## To be done
Reproduce the data below in full and exclude every picture.

======== Data excerpt

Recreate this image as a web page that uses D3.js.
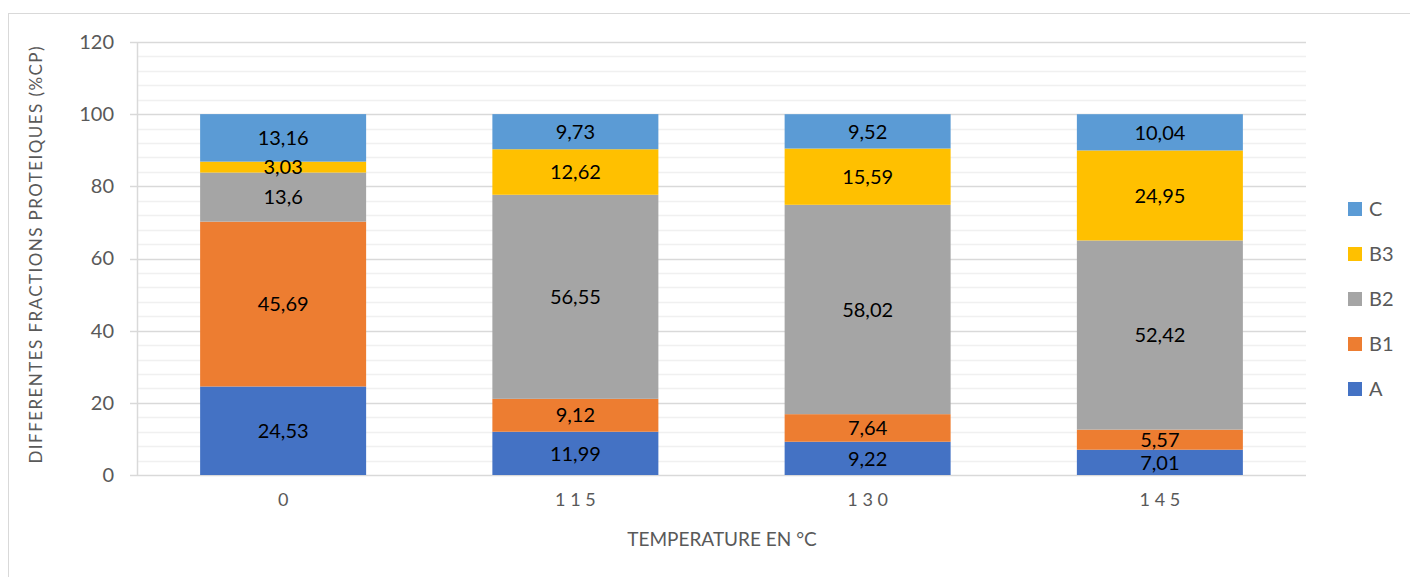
<!DOCTYPE html>
<html>
<head>
<meta charset="utf-8">
<script src="https://cdn.jsdelivr.net/npm/d3@7"></script>
<style>
  html, body { margin: 0; padding: 0; background: #fff; }
  svg { display: block; font-family: Lato, "Open Sans", sans-serif; }
</style>
</head>
<body>
<svg id="chart" width="1410" height="577"></svg>
<script>
// Protein fractions (% of crude protein) by treatment temperature
const temperatures = ["0", "115", "130", "145"];
const tickLabels = ["0", "1 1 5", "1 3 0", "1 4 5"];
const seriesNames = ["A", "B1", "B2", "B3", "C"];
const valuesA  = [24.53, 11.99, 9.22, 7.01];
const valuesB1 = [45.69, 9.12, 7.64, 5.57];
const valuesB2 = [13.6, 56.55, 58.02, 52.42];
const valuesB3 = [3.03, 12.62, 15.59, 24.95];
const valuesC  = [13.16, 9.73, 9.52, 10.04];
const colors = ["#4472C4", "#ED7D31", "#A5A5A5", "#FFC000", "#5B9BD5"];
const yTicks = [0, 20, 40, 60, 80, 100, 120];

const rows = temperatures.map((t, i) => ({
  t, A: valuesA[i], B1: valuesB1[i], B2: valuesB2[i], B3: valuesB3[i], C: valuesC[i]
}));

const svg = d3.select("#chart");
const plot = { left: 137, right: 1306, top: 42, bottom: 475 };

// outer chart frame
svg.append("rect")
  .attr("x", 8.5).attr("y", 13.5)
  .attr("width", 1420).attr("height", 600)
  .attr("fill", "none").attr("stroke", "#d9d9d9").attr("stroke-width", 1);

const x = d3.scaleBand()
  .domain(temperatures)
  .range([plot.left, plot.right])
  .paddingInner(0.432)
  .paddingOuter(0.216);

const y = d3.scaleLinear().domain([0, 120]).range([plot.bottom, plot.top]);

// minor gridlines every 4 units
const minor = d3.range(4, 120, 4).filter(v => v % 20 !== 0);
svg.append("g").selectAll("line").data(minor).join("line")
  .attr("x1", plot.left).attr("x2", plot.right)
  .attr("y1", d => Math.round(y(d)) + 0.5).attr("y2", d => Math.round(y(d)) + 0.5)
  .attr("stroke", "#f0f0f0").attr("stroke-width", 1.5);

// major gridlines with short ticks to the left of the axis
svg.append("g").selectAll("line").data(yTicks).join("line")
  .attr("x1", plot.left - 7).attr("x2", plot.right)
  .attr("y1", d => Math.round(y(d)) + 0.5).attr("y2", d => Math.round(y(d)) + 0.5)
  .attr("stroke", "#d9d9d9").attr("stroke-width", 1.5);

// vertical axis line
svg.append("line")
  .attr("x1", plot.left + 0.5).attr("x2", plot.left + 0.5)
  .attr("y1", plot.top).attr("y2", plot.bottom)
  .attr("stroke", "#d9d9d9").attr("stroke-width", 1.5);

// y tick labels
const yAxis = d3.axisLeft(y).tickValues(yTicks).tickSize(0).tickPadding(23);
const yg = svg.append("g").attr("transform", `translate(${plot.left},0)`).call(yAxis);
yg.select(".domain").remove();
yg.selectAll("text")
  .attr("font-family", "Lato, sans-serif")
  .attr("font-size", 20).attr("fill", "#595959");

// stacked bars
const stack = d3.stack().keys(seriesNames);
const layers = stack(rows);

const g = svg.append("g");
layers.forEach((layer, li) => {
  g.append("g").selectAll("rect").data(layer).join("rect")
    .attr("x", d => x(d.data.t))
    .attr("width", x.bandwidth())
    .attr("y", d => y(d[1]))
    .attr("height", d => y(d[0]) - y(d[1]))
    .attr("fill", colors[li]);
});

// value labels centred in each segment
layers.forEach((layer, li) => {
  g.append("g").selectAll("text").data(layer).join("text")
    .attr("x", d => x(d.data.t) + x.bandwidth() / 2)
    .attr("y", d => y((d[0] + d[1]) / 2))
    .attr("dy", "0.36em")
    .attr("text-anchor", "middle")
    .attr("font-size", 20)
    .attr("fill", "#000")
    .text(d => String(d.data[layer.key]).replace(".", ","));
});

// x tick labels
const xAxis = d3.axisBottom(x).tickSize(0).tickPadding(18)
  .tickFormat((d, i) => tickLabels[i]);
const xg = svg.append("g").attr("transform", `translate(0,${plot.bottom})`).call(xAxis);
xg.select(".domain").remove();
xg.selectAll("text")
  .attr("font-family", "Lato, sans-serif")
  .attr("font-size", 18).attr("fill", "#595959")
  .style("white-space", "pre").attr("xml:space", "preserve");

// axis titles
svg.append("text")
  .attr("x", 722).attr("y", 546)
  .attr("text-anchor", "middle")
  .attr("font-size", 19).attr("fill", "#595959")
  .text("TEMPERATURE EN °C");

svg.append("text")
  .attr("transform", "translate(42,255) rotate(-90)")
  .attr("text-anchor", "middle")
  .attr("font-size", 17).attr("fill", "#595959")
  .attr("textLength", 417).attr("lengthAdjust", "spacing")
  .text("DIFFERENTES FRACTIONS PROTEIQUES (%CP)");

// legend, top entry is the top segment
const legendOrder = seriesNames.map((n, i) => ({ n, c: colors[i] })).reverse();
const lg = svg.append("g").selectAll("g").data(legendOrder).join("g")
  .attr("transform", (d, i) => `translate(1348,${209 + i * 45})`);
lg.append("rect")
  .attr("x", 0).attr("y", -7).attr("width", 14).attr("height", 14)
  .attr("fill", d => d.c);
lg.append("text")
  .attr("x", 21).attr("y", 0).attr("dy", "0.36em")
  .attr("font-size", 20).attr("fill", "#595959")
  .text(d => d.n);
</script>
</body>
</html>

================

## Complete answer
Recreate this image as a web page that uses D3.js.
<!DOCTYPE html>
<html>
<head>
<meta charset="utf-8">
<script src="https://cdn.jsdelivr.net/npm/d3@7"></script>
<style>
  html, body { margin: 0; padding: 0; background: #fff; }
  svg { display: block; font-family: Lato, "Open Sans", sans-serif; }
</style>
</head>
<body>
<svg id="chart" width="1410" height="577"></svg>
<script>
// Protein fractions (% of crude protein) by treatment temperature
const temperatures = ["0", "115", "130", "145"];
const tickLabels = ["0", "1 1 5", "1 3 0", "1 4 5"];
const seriesNames = ["A", "B1", "B2", "B3", "C"];
const valuesA  = [24.53, 11.99, 9.22, 7.01];
const valuesB1 = [45.69, 9.12, 7.64, 5.57];
const valuesB2 = [13.6, 56.55, 58.02, 52.42];
const valuesB3 = [3.03, 12.62, 15.59, 24.95];
const valuesC  = [13.16, 9.73, 9.52, 10.04];
const colors = ["#4472C4", "#ED7D31", "#A5A5A5", "#FFC000", "#5B9BD5"];
const yTicks = [0, 20, 40, 60, 80, 100, 120];

const rows = temperatures.map((t, i) => ({
  t, A: valuesA[i], B1: valuesB1[i], B2: valuesB2[i], B3: valuesB3[i], C: valuesC[i]
}));

const svg = d3.select("#chart");
const plot = { left: 137, right: 1306, top: 42, bottom: 475 };

// outer chart frame
svg.append("rect")
  .attr("x", 8.5).attr("y", 13.5)
  .attr("width", 1420).attr("height", 600)
  .attr("fill", "none").attr("stroke", "#d9d9d9").attr("stroke-width", 1);

const x = d3.scaleBand()
  .domain(temperatures)
  .range([plot.left, plot.right])
  .paddingInner(0.432)
  .paddingOuter(0.216);

const y = d3.scaleLinear().domain([0, 120]).range([plot.bottom, plot.top]);

// minor gridlines every 4 units
const minor = d3.range(4, 120, 4).filter(v => v % 20 !== 0);
svg.append("g").selectAll("line").data(minor).join("line")
  .attr("x1", plot.left).attr("x2", plot.right)
  .attr("y1", d => Math.round(y(d)) + 0.5).attr("y2", d => Math.round(y(d)) + 0.5)
  .attr("stroke", "#f0f0f0").attr("stroke-width", 1.5);

// major gridlines with short ticks to the left of the axis
svg.append("g").selectAll("line").data(yTicks).join("line")
  .attr("x1", plot.left - 7).attr("x2", plot.right)
  .attr("y1", d => Math.round(y(d)) + 0.5).attr("y2", d => Math.round(y(d)) + 0.5)
  .attr("stroke", "#d9d9d9").attr("stroke-width", 1.5);

// vertical axis line
svg.append("line")
  .attr("x1", plot.left + 0.5).attr("x2", plot.left + 0.5)
  .attr("y1", plot.top).attr("y2", plot.bottom)
  .attr("stroke", "#d9d9d9").attr("stroke-width", 1.5);

// y tick labels
const yAxis = d3.axisLeft(y).tickValues(yTicks).tickSize(0).tickPadding(23);
const yg = svg.append("g").attr("transform", `translate(${plot.left},0)`).call(yAxis);
yg.select(".domain").remove();
yg.selectAll("text")
  .attr("font-family", "Lato, sans-serif")
  .attr("font-size", 20).attr("fill", "#595959");

// stacked bars
const stack = d3.stack().keys(seriesNames);
const layers = stack(rows);

const g = svg.append("g");
layers.forEach((layer, li) => {
  g.append("g").selectAll("rect").data(layer).join("rect")
    .attr("x", d => x(d.data.t))
    .attr("width", x.bandwidth())
    .attr("y", d => y(d[1]))
    .attr("height", d => y(d[0]) - y(d[1]))
    .attr("fill", colors[li]);
});

// value labels centred in each segment
layers.forEach((layer, li) => {
  g.append("g").selectAll("text").data(layer).join("text")
    .attr("x", d => x(d.data.t) + x.bandwidth() / 2)
    .attr("y", d => y((d[0] + d[1]) / 2))
    .attr("dy", "0.36em")
    .attr("text-anchor", "middle")
    .attr("font-size", 20)
    .attr("fill", "#000")
    .text(d => String(d.data[layer.key]).replace(".", ","));
});

// x tick labels
const xAxis = d3.axisBottom(x).tickSize(0).tickPadding(18)
  .tickFormat((d, i) => tickLabels[i]);
const xg = svg.append("g").attr("transform", `translate(0,${plot.bottom})`).call(xAxis);
xg.select(".domain").remove();
xg.selectAll("text")
  .attr("font-family", "Lato, sans-serif")
  .attr("font-size", 18).attr("fill", "#595959")
  .style("white-space", "pre").attr("xml:space", "preserve");

// axis titles
svg.append("text")
  .attr("x", 722).attr("y", 546)
  .attr("text-anchor", "middle")
  .attr("font-size", 19).attr("fill", "#595959")
  .text("TEMPERATURE EN °C");

svg.append("text")
  .attr("transform", "translate(42,255) rotate(-90)")
  .attr("text-anchor", "middle")
  .attr("font-size", 17).attr("fill", "#595959")
  .attr("textLength", 417).attr("lengthAdjust", "spacing")
  .text("DIFFERENTES FRACTIONS PROTEIQUES (%CP)");

// legend, top entry is the top segment
const legendOrder = seriesNames.map((n, i) => ({ n, c: colors[i] })).reverse();
const lg = svg.append("g").selectAll("g").data(legendOrder).join("g")
  .attr("transform", (d, i) => `translate(1348,${209 + i * 45})`);
lg.append("rect")
  .attr("x", 0).attr("y", -7).attr("width", 14).attr("height", 14)
  .attr("fill", d => d.c);
lg.append("text")
  .attr("x", 21).attr("y", 0).attr("dy", "0.36em")
  .attr("font-size", 20).attr("fill", "#595959")
  .text(d => d.n);
</script>
</body>
</html>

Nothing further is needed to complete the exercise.